In a latest post on Google Policy blog, Google provide some metrics that give greater insight into the scale of the problem to make ads safer by detecting and removing scam ads. David W. Baker, Director of Engineering, Advertising, writes, “Bad ads have a disproportionately negative effect on our users; even a single bad ad slipping through our defenses is one too many.”
He stated, “Ads that are in violation of our ads policies aren’t allowed to be shown on Google and our AdSense partner sites. For many repeat offenders, we ban not just ads but also advertisers who seek to abuse our advertising system to take advantage of people.
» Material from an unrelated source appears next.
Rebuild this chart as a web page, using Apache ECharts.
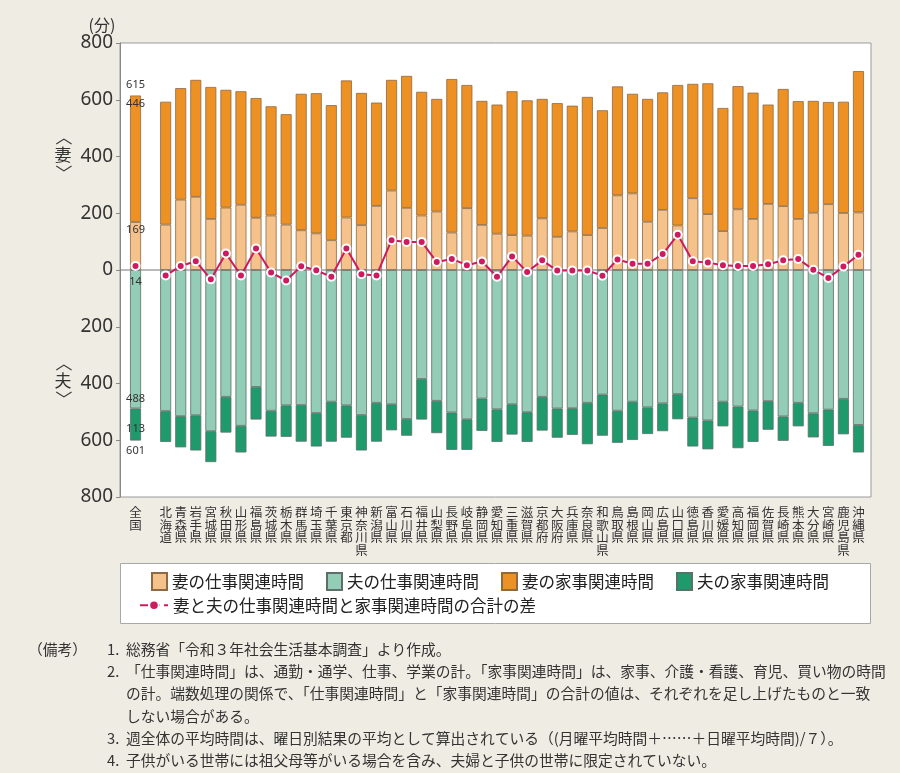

In the case of ads that are promoting counterfeit goods, we typically ban the advertiser after only one violation.”
“We’re constantly working to improve our systems and utilize new techniques to prevent bad ads from appearing on Google and our partner sites. In fact, billions of ads are submitted every year for a wide variety of products. We have a set of ads policies that cover a huge array of areas in more than 40 different languages. For example, because we aim to show safe, truthful and accurate ads to our users, we don’t allow ads for misleading claims, ad spam or malware,” he said.
Adding, “One method we use to test the success of our efforts is to ask human raters to tell us how we’re doing. These human raters review a set of sites that’re advertised on Google. By using human raters, we can calibrate our automated systems and ensure that we’re improving our efforts over time. In 2011, we reduced the percentage of bad ads by more than 50 percent compared with 2010. That means the proportion of bad ads that are showing on Google was halved in just a year,” explains Baker.